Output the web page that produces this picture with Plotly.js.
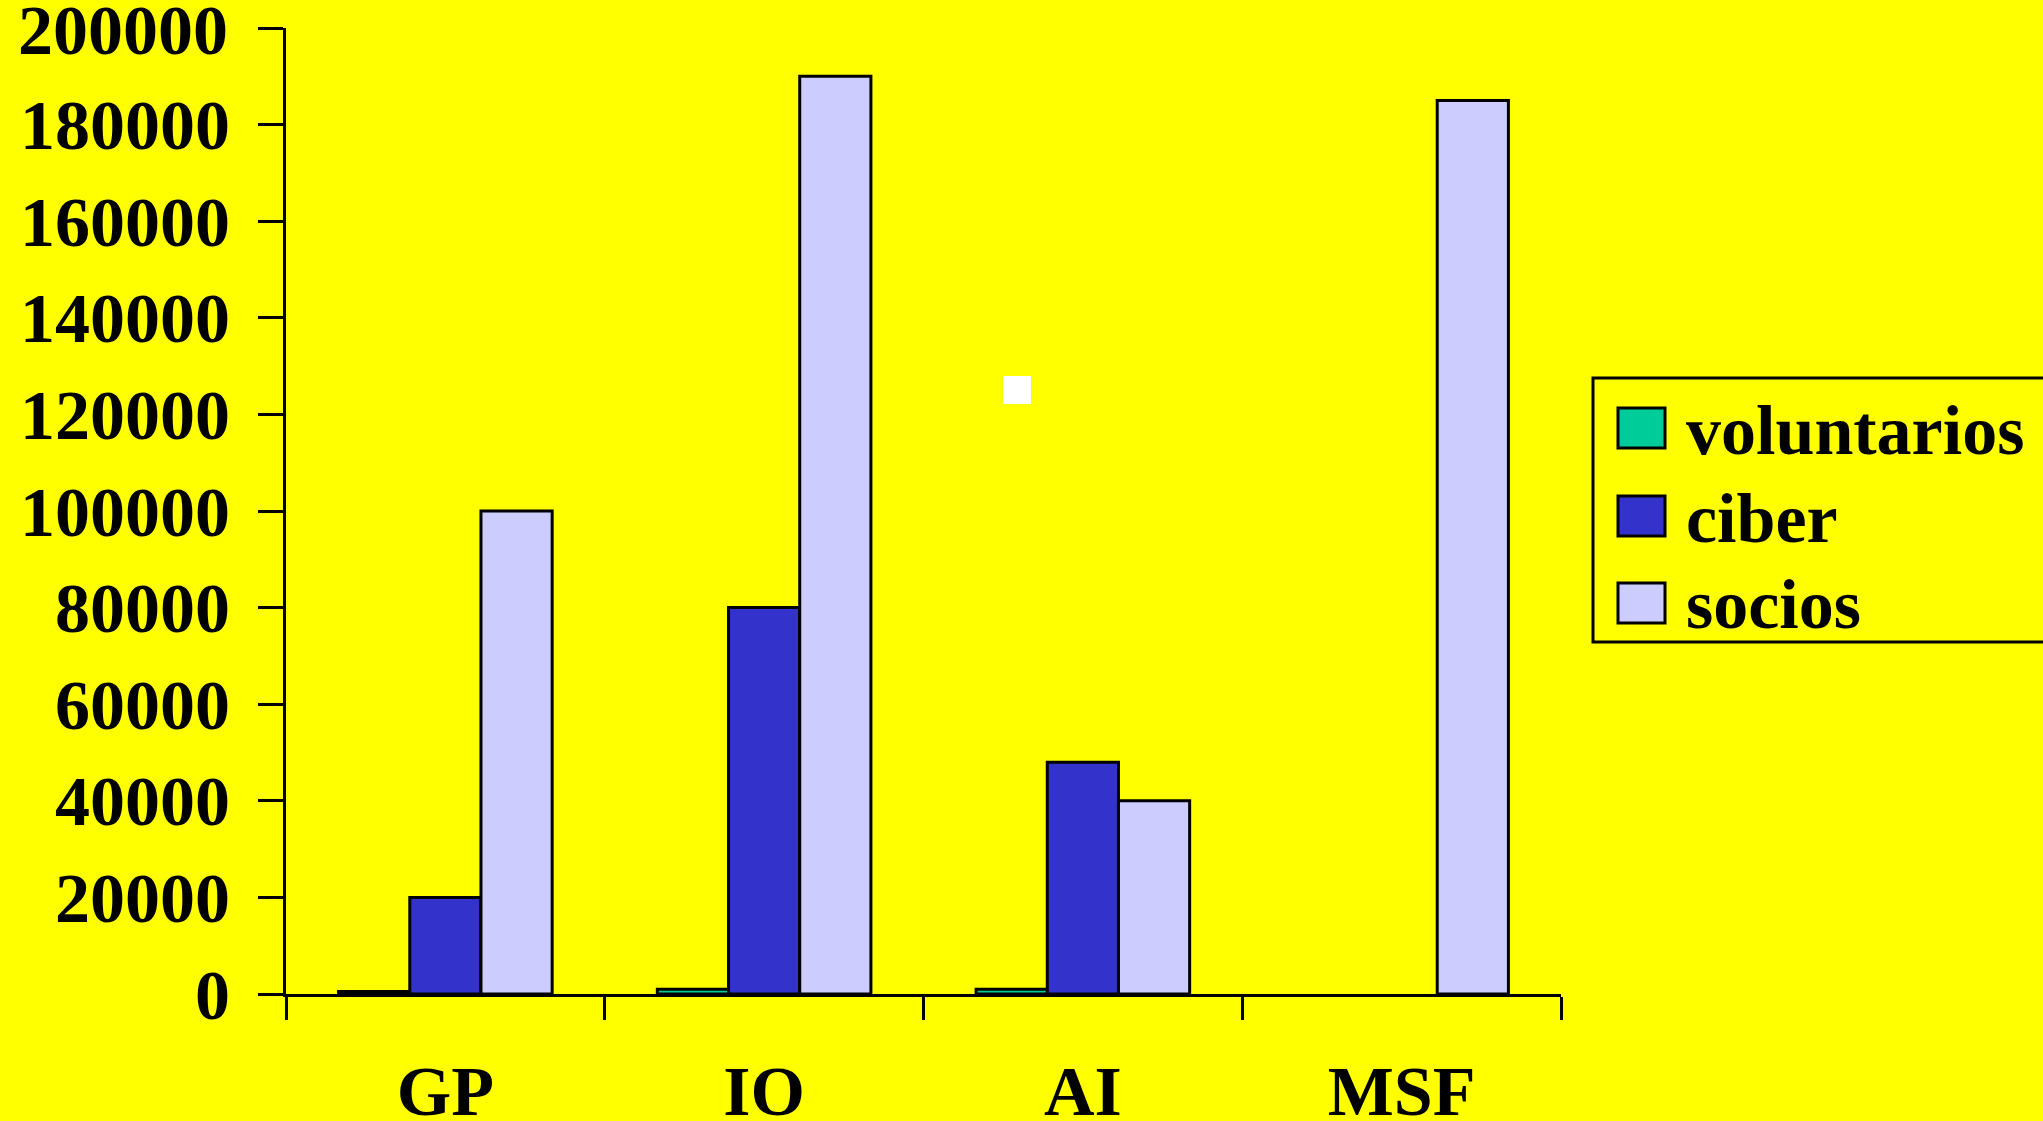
<!DOCTYPE html>
<html>
<head>
<meta charset="utf-8">
<script src="https://cdn.plot.ly/plotly-3.0.1.min.js"></script>
<style>html,body{margin:0;padding:0;background:#FFFF00;}#chart{width:2043px;height:1121px;}</style>
</head>
<body>
<div id="chart"></div>
<script>
const categories = ["GP", "IO", "AI", "MSF"];
const seriesNames = ["voluntarios", "ciber", "socios"];
const voluntarios = [500, 1000, 1000, null];
const ciber = [20000, 80000, 48000, null];
const socios = [100000, 190000, 40000, 185000];
const seriesColors = ["#00CC99", "#3333CC", "#CCCCFF"];
const yTickVals = [0, 20000, 40000, 60000, 80000, 100000, 120000, 140000, 160000, 180000, 200000];
const yTickText = yTickVals.map(String);

const W = 2043, H = 1121;
const L = 286, R = 1561, T = 28, B = 994;
const px = x => (x - L) / (R - L);
const py = y => (B - y) / (B - T);
const yMax = 200000;

const font = {family: "Liberation Serif, Times New Roman, serif", color: "#000", size: 70, weight: "bold"};
const seriesData = [voluntarios, ciber, socios];
const traces = seriesNames.map((n, i) => ({
  type: "bar", name: n, x: categories, y: seriesData[i],
  marker: {color: seriesColors[i], line: {color: "#000", width: 3}},
  showlegend: false, hoverinfo: "x+y+name"
}));

const shapes = [];
const annotations = [];
// custom legend
shapes.push({type: "rect", xref: "paper", yref: "paper", x0: px(1593), x1: px(2120), y0: py(378), y1: py(642), line: {color: "#000", width: 3}, fillcolor: "rgba(0,0,0,0)"});
const centers = [428, 516, 603];
seriesNames.forEach((n, i) => {
  const c = centers[i];
  shapes.push({type: "rect", xref: "paper", yref: "paper", x0: px(1618), x1: px(1665), y0: py(c - 20), y1: py(c + 20), line: {color: "#000", width: 3}, fillcolor: seriesColors[i]});
  annotations.push({xref: "paper", yref: "paper", x: px(1684), y: py(c + 2), xanchor: "left", yanchor: "middle", text: n, showarrow: false, font: font});
});
// top y tick label (Plotly drops it at the very edge of the canvas)
annotations.push({xref: "paper", yref: "y", x: px(230), y: yMax, xanchor: "right", yanchor: "middle", text: yTickText[yTickText.length - 1], showarrow: false, font: font, yshift: -2});
// small white square
shapes.push({type: "rect", xref: "paper", yref: "paper", x0: px(1003), x1: px(1031), y0: py(376), y1: py(404), line: {width: 0}, fillcolor: "#FFFFFF"});

const layout = {
  width: W, height: H,
  paper_bgcolor: "#FFFF00", plot_bgcolor: "#FFFF00",
  margin: {l: L, r: W - R, t: T, b: H - B},
  barmode: "group", bargap: 0.33, bargroupgap: 0,
  showlegend: false,
  font: font,
  xaxis: {
    type: "category", tickson: "boundaries", ticks: "outside", ticklen: 23, tickwidth: 3, tickcolor: "#000",
    showline: true, linecolor: "#000", linewidth: 3, showgrid: false, zeroline: false,
    tickfont: font, ticklabelstandoff: 34
  },
  yaxis: {
    range: [0, yMax], tickvals: yTickVals, ticktext: yTickText.map((t, i) => i === yTickText.length - 1 ? "" : t),
    ticks: "outside", ticklen: 25, tickwidth: 3, tickcolor: "#000",
    showline: true, linecolor: "#000", linewidth: 3, showgrid: false, zeroline: false,
    tickfont: font, ticklabelstandoff: 14
  },
  shapes: shapes, annotations: annotations
};
Plotly.newPlot("chart", traces, layout, {displayModeBar: false, staticPlot: true});
</script>
</body>
</html>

+ + + + + + +

#### Directions for this task
Only the lines from the start of the material through the line containing "const yMax = 200000;" should be transcribed. Pictures stay out.

#### Full output
Output the web page that produces this picture with Plotly.js.
<!DOCTYPE html>
<html>
<head>
<meta charset="utf-8">
<script src="https://cdn.plot.ly/plotly-3.0.1.min.js"></script>
<style>html,body{margin:0;padding:0;background:#FFFF00;}#chart{width:2043px;height:1121px;}</style>
</head>
<body>
<div id="chart"></div>
<script>
const categories = ["GP", "IO", "AI", "MSF"];
const seriesNames = ["voluntarios", "ciber", "socios"];
const voluntarios = [500, 1000, 1000, null];
const ciber = [20000, 80000, 48000, null];
const socios = [100000, 190000, 40000, 185000];
const seriesColors = ["#00CC99", "#3333CC", "#CCCCFF"];
const yTickVals = [0, 20000, 40000, 60000, 80000, 100000, 120000, 140000, 160000, 180000, 200000];
const yTickText = yTickVals.map(String);

const W = 2043, H = 1121;
const L = 286, R = 1561, T = 28, B = 994;
const px = x => (x - L) / (R - L);
const py = y => (B - y) / (B - T);
const yMax = 200000;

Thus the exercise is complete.